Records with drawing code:

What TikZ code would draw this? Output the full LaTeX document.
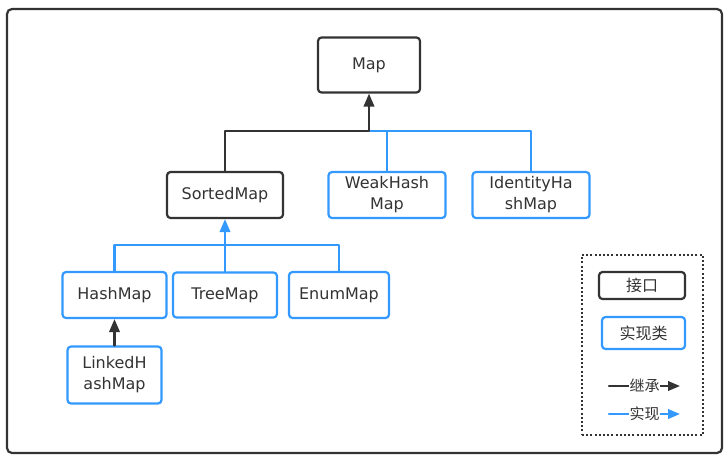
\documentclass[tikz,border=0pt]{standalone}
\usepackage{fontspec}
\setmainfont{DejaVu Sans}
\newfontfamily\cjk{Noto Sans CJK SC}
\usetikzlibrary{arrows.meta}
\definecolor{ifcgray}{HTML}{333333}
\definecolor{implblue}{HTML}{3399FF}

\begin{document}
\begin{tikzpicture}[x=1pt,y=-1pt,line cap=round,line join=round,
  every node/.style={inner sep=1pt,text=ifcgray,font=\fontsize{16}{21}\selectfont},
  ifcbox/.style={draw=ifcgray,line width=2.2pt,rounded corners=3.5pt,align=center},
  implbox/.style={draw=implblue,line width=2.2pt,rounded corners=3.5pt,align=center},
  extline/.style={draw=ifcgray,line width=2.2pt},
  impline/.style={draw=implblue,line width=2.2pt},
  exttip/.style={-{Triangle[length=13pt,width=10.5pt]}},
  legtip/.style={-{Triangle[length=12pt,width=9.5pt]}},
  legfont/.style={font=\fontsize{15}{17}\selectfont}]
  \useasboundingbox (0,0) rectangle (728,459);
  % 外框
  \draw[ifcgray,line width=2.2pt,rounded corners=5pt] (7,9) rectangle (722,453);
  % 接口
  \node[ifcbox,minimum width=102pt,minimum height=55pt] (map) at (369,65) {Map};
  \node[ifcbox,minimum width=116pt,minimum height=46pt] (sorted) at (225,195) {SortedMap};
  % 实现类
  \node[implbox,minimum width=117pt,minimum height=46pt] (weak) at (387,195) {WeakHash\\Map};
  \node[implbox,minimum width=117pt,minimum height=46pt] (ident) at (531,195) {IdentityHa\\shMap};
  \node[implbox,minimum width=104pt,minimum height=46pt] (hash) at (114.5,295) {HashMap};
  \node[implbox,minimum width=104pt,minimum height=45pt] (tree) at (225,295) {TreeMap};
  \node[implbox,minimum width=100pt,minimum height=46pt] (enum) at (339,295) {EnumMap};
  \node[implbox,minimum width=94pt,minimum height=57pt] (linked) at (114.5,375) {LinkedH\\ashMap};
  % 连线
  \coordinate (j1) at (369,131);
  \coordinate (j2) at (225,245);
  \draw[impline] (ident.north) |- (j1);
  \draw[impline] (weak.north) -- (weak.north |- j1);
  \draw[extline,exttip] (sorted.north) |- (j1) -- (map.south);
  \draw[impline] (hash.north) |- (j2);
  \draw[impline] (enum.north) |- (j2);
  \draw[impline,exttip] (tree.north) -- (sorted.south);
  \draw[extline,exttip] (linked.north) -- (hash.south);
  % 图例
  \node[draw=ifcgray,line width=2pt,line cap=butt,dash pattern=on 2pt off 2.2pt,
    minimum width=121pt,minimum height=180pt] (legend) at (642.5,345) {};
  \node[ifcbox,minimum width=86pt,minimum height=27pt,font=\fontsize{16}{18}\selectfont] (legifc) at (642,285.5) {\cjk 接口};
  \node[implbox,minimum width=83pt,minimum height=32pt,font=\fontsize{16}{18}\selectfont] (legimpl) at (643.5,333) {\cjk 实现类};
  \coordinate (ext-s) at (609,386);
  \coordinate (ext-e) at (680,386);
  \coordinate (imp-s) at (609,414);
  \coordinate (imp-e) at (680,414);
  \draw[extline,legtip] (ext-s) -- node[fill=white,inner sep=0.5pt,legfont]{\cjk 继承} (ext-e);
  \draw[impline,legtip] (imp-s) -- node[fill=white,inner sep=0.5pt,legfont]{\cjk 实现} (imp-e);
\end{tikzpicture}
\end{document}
--
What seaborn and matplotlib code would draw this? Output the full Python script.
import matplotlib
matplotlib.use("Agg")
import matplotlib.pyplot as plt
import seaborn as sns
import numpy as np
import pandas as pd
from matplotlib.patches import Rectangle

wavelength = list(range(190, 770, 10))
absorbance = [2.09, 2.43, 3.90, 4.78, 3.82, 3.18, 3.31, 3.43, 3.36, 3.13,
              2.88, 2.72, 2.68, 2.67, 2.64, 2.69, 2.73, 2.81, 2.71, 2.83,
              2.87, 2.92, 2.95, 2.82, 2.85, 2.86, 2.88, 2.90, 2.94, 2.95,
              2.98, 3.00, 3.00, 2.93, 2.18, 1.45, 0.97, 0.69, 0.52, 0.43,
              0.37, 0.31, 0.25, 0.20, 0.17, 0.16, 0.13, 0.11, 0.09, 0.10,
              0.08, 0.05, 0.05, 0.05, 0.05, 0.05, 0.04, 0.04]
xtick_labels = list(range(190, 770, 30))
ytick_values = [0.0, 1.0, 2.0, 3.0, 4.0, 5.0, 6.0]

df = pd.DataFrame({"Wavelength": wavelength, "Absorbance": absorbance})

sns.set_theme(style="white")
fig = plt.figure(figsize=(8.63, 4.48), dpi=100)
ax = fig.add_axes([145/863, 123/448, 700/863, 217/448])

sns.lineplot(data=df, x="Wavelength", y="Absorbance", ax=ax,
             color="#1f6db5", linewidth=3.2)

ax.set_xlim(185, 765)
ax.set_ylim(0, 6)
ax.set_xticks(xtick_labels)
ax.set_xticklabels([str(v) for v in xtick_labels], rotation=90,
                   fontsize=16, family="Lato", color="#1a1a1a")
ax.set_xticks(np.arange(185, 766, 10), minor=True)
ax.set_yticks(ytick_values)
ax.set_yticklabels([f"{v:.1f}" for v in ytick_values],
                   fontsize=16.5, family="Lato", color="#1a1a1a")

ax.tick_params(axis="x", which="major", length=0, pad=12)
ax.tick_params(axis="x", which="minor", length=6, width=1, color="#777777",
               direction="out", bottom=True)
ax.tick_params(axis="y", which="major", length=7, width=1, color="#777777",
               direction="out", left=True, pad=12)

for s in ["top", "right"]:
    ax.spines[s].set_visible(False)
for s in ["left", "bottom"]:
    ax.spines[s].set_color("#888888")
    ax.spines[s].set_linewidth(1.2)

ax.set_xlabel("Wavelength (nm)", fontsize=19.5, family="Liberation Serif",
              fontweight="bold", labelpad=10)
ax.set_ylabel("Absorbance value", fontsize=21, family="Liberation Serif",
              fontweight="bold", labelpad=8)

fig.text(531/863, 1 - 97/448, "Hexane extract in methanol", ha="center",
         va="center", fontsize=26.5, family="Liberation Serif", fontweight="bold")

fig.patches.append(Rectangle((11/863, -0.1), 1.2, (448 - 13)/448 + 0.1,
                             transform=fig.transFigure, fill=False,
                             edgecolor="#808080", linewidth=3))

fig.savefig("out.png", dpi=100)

Given request →
How many lines of these entries contain "seaborn"? Answer with the number and nothing else.

Answer to the exercise →
2